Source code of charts
-- BEGIN --
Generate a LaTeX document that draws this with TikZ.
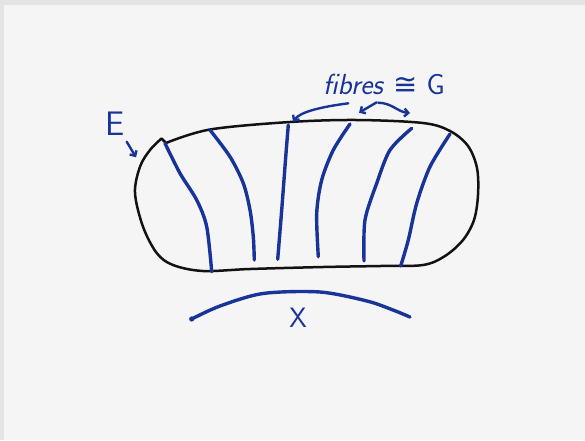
\documentclass[tikz,border=0pt]{standalone}
\usepackage{fontspec}
\newfontfamily\glyphfont{DejaVu Sans}
\usetikzlibrary{arrows.meta}
\definecolor{ttqqcc}{RGB}{24,52,152}
\definecolor{wwwwww}{RGB}{18,18,18}
\definecolor{paperbg}{RGB}{245,245,245}
\definecolor{framebg}{RGB}{228,228,228}

\begin{document}
\begin{tikzpicture}[x=1pt,y=-1pt,line cap=round,line join=round,
  fibre/.style={line width=3.4pt,color=ttqqcc},
  pointer/.style={line width=2.4pt,color=ttqqcc,-{Straight Barb[length=4pt,width=8pt,line width=2.4pt]}},
  hand/.style={color=ttqqcc,font=\sffamily}]
  \useasboundingbox (0,0) rectangle (585,440);
  \fill[color=framebg] (0,0) rectangle (585,440);
  \fill[color=paperbg] (4,5) rectangle (585,440);
  % total space
  \draw[line width=2.5pt,color=wwwwww] plot[smooth,tension=0.55] coordinates {(166,143) (210,129.5) (290,122) (357,120) (423,123) (450,131) (468,146) (477,168) (478,195) (474,220) (463,240) (445,256) (423,265) (380,266) (323,267) (250,269) (203,271) (173,265) (156.7,253) (143,226.7) (135,193) (140,166.7) (150,150) (161.5,138.5)} -- (166,143);
  % fibres
  \draw[fibre] plot[smooth] coordinates {(165,143.3) (180,173.3) (196.7,200) (206.7,226.7) (211.7,271.7)};
  \draw[fibre] plot[smooth] coordinates {(210,130) (230,156.7) (243.3,183.3) (250,210) (253.3,236.7) (254.3,260)};
  \draw[fibre] plot[smooth] coordinates {(288.3,125) (286,153.3) (281.7,210) (277.7,259.3)};
  \draw[fibre] plot[smooth] coordinates {(350,124) (333.3,150) (321.7,180) (316.7,213.3) (318.3,256.7)};
  \draw[fibre] plot[smooth] coordinates {(411.7,128.3) (390,150) (376.7,183.3) (365,220) (364,261)};
  \draw[fibre] plot[smooth] coordinates {(450,134) (430,166.7) (416.7,203.3) (408.3,240) (400.7,266)};
  % base
  \draw[fibre] plot[smooth] coordinates {(191.7,319) (220,306) (263,293.5) (320,292) (367,301) (393,310) (410,317)};
  \fill[color=ttqqcc] (191.7,319) circle (2.6pt);
  % labels
  \node[hand,font=\sffamily\fontsize{34}{34}\selectfont] (E) at (115,124) {E};
  \node[hand,font=\sffamily\fontsize{28}{28}\selectfont] (X) at (298,318) {X};
  \node[hand,font=\sffamily\fontsize{29}{29}\selectfont] (fib) at (384,84) {\textit{fibres\/} {\glyphfont ≅} G};
  \coordinate (e1) at (126.7,141.7);
  \coordinate (e2) at (136,157.3);
  \coordinate (s1) at (348.3,103.3);
  \coordinate (s2) at (376.7,102.3);
  \coordinate (s3) at (378.3,102.7);
  \coordinate (t1) at (293,121.7);
  \coordinate (t2) at (359,112.7);
  \coordinate (t3) at (410,113);
  \draw[pointer] (e1) -- (e2);
  \draw[pointer] (s1) .. controls (320,107) and (300,112) .. (t1);
  \draw[pointer] (s2) -- (t2);
  \draw[pointer] (s3) .. controls (392,103) and (398,112) .. (t3);
\end{tikzpicture}
\end{document}
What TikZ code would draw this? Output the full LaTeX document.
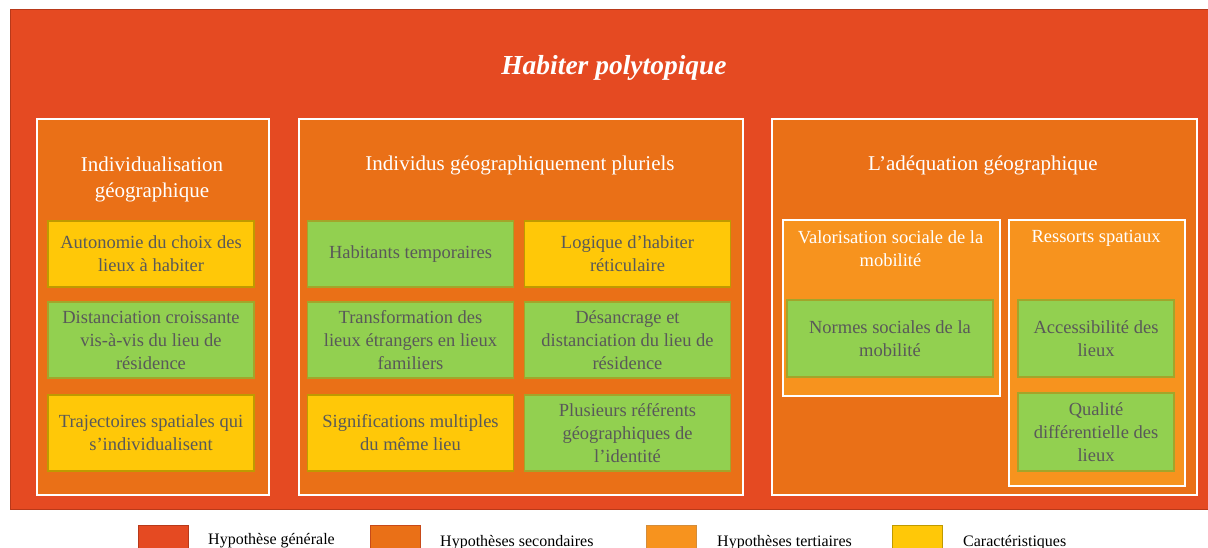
\documentclass[tikz,border=0pt]{standalone}
\usepackage{fontspec}
\setmainfont{Liberation Serif}
\definecolor{cRed}{HTML}{E54A22}
\definecolor{cRedDark}{HTML}{B8391A}
\definecolor{cSec}{HTML}{EA7017}
\definecolor{cTer}{HTML}{F7931E}
\definecolor{cYel}{HTML}{FFC808}
\definecolor{cGrn}{HTML}{92D050}
\definecolor{cYelB}{HTML}{BF9A00}
\definecolor{cGrnB}{HTML}{A3A52A}
\definecolor{cTxt}{HTML}{595959}
\tikzset{
  secbox/.style={fill=cSec, draw=white, line width=2pt, inner sep=0pt},
  terbox/.style={fill=cTer, draw=white, line width=2pt, inner sep=0pt},
  itembox/.style={line width=1.2pt, inner sep=2pt, align=center, text=cTxt,
     font=\fontsize{18.5}{23}\selectfont},
  yelbox/.style={itembox, fill=cYel, draw=cYelB},
  grnbox/.style={itembox, fill=cGrn, draw=cGrnB},
  boxtitle/.style={text=white, align=center, font=\fontsize{21}{26}\selectfont},
  tertitle/.style={text=white, align=center, font=\fontsize{18.5}{23}\selectfont},
  legsq/.style={inner sep=0pt, minimum width=50pt, minimum height=26pt, anchor=north west},
  legtxt/.style={anchor=base west, inner sep=0pt, font=\fontsize{16}{19}\selectfont, text=black},
}
\begin{document}
\begin{tikzpicture}[x=1pt,y=-1pt]
\useasboundingbox (0,0) rectangle (1208,548);
% main box
\node[fill=cRed, draw=cRedDark, line width=0.8pt, inner sep=0pt, minimum width=1198pt, minimum height=500pt, anchor=north west] (main) at (10,9) {};
\node[text=white, font=\fontsize{27.5}{32}\selectfont\bfseries\itshape] (title) at (614,68) {Habiter polytopique};
% secondary boxes
\node[secbox, minimum width=232pt, minimum height=376pt, anchor=north west] (s1) at (36,118) {};
\node[secbox, minimum width=444pt, minimum height=376pt, anchor=north west] (s2) at (298,118) {};
\node[secbox, minimum width=425pt, minimum height=376pt, anchor=north west] (s3) at (771,118) {};
\node[boxtitle] (t1) at (152,179) {Individualisation\\géographique};
\node[boxtitle] (t2) at (520,165) {Individus géographiquement pluriels};
\node[boxtitle] (t3) at (983,165) {L’adéquation géographique};
% box 1 items
\node[yelbox, minimum width=206pt, minimum height=66pt] (a1) at (151,254) {Autonomie du choix des\\lieux à habiter};
\node[grnbox, minimum width=206pt, minimum height=76pt] (a2) at (151,340) {Distanciation croissante\\vis-à-vis du lieu de\\résidence};
\node[yelbox, minimum width=206pt, minimum height=76pt] (a3) at (151,433) {Trajectoires spatiales qui\\s’individualisent};
% box 2 items
\node[grnbox, minimum width=206pt, minimum height=66pt] (b1) at (410.5,254) {Habitants temporaires};
\node[yelbox, minimum width=206pt, minimum height=66pt] (b2) at (627.5,254) {Logique d’habiter\\réticulaire};
\node[grnbox, minimum width=206pt, minimum height=76pt] (b3) at (410.5,340) {Transformation des\\lieux étrangers en lieux\\familiers};
\node[grnbox, minimum width=206pt, minimum height=76pt] (b4) at (627.5,340) {Désancrage et\\distanciation du lieu de\\résidence};
\node[yelbox, minimum width=206pt, minimum height=76pt] (b5) at (410.5,433) {Significations multiples\\du même lieu};
\node[grnbox, minimum width=206pt, minimum height=76pt] (b6) at (627.5,433) {Plusieurs référents\\géographiques de\\l’identité};
% tertiary boxes
\node[terbox, minimum width=217pt, minimum height=176pt, anchor=north west] (r1) at (782,219) {};
\node[terbox, minimum width=176pt, minimum height=266pt, anchor=north west] (r2) at (1008,219) {};
\node[tertitle] (rt1) at (890.5,249) {Valorisation sociale de la\\mobilité};
\node[tertitle] (rt2) at (1096,238) {Ressorts spatiaux};
\node[grnbox, minimum width=206pt, minimum height=77pt] (c1) at (890,338.5) {Normes sociales de la\\mobilité};
\node[grnbox, minimum width=156pt, minimum height=77pt] (c2) at (1096,338.5) {Accessibilité des\\lieux};
\node[grnbox, minimum width=156pt, minimum height=78pt] (c3) at (1096,432) {Qualité\\différentielle des\\lieux};
% legend
\node[legsq, fill=cRed, draw=cRedDark, line width=0.6pt] (l1) at (138,525) {};
\node[legtxt] (lt1) at (208,544) {Hypothèse générale};
\node[legsq, fill=cSec, draw=cRedDark!70!cSec, line width=0.6pt] (l2) at (370,525) {};
\node[legtxt] (lt2) at (440,546) {Hypothèses secondaires};
\node[legsq, fill=cTer, draw=cTer!70!gray, line width=0.6pt] (l3) at (646,525) {};
\node[legtxt] (lt3) at (717,546) {Hypothèses tertiaires};
\node[legsq, fill=cYel, draw=cYelB, line width=0.6pt] (l4) at (892,525) {};
\node[legtxt] (lt4) at (963,546) {Caractéristiques};
\end{tikzpicture}
\end{document}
-- END --
_Set problem:_ Search the lines above for the string "this" and copy each line that has it.

_Task solution:_
Generate a LaTeX document that draws this with TikZ.
What TikZ code would draw this? Output the full LaTeX document.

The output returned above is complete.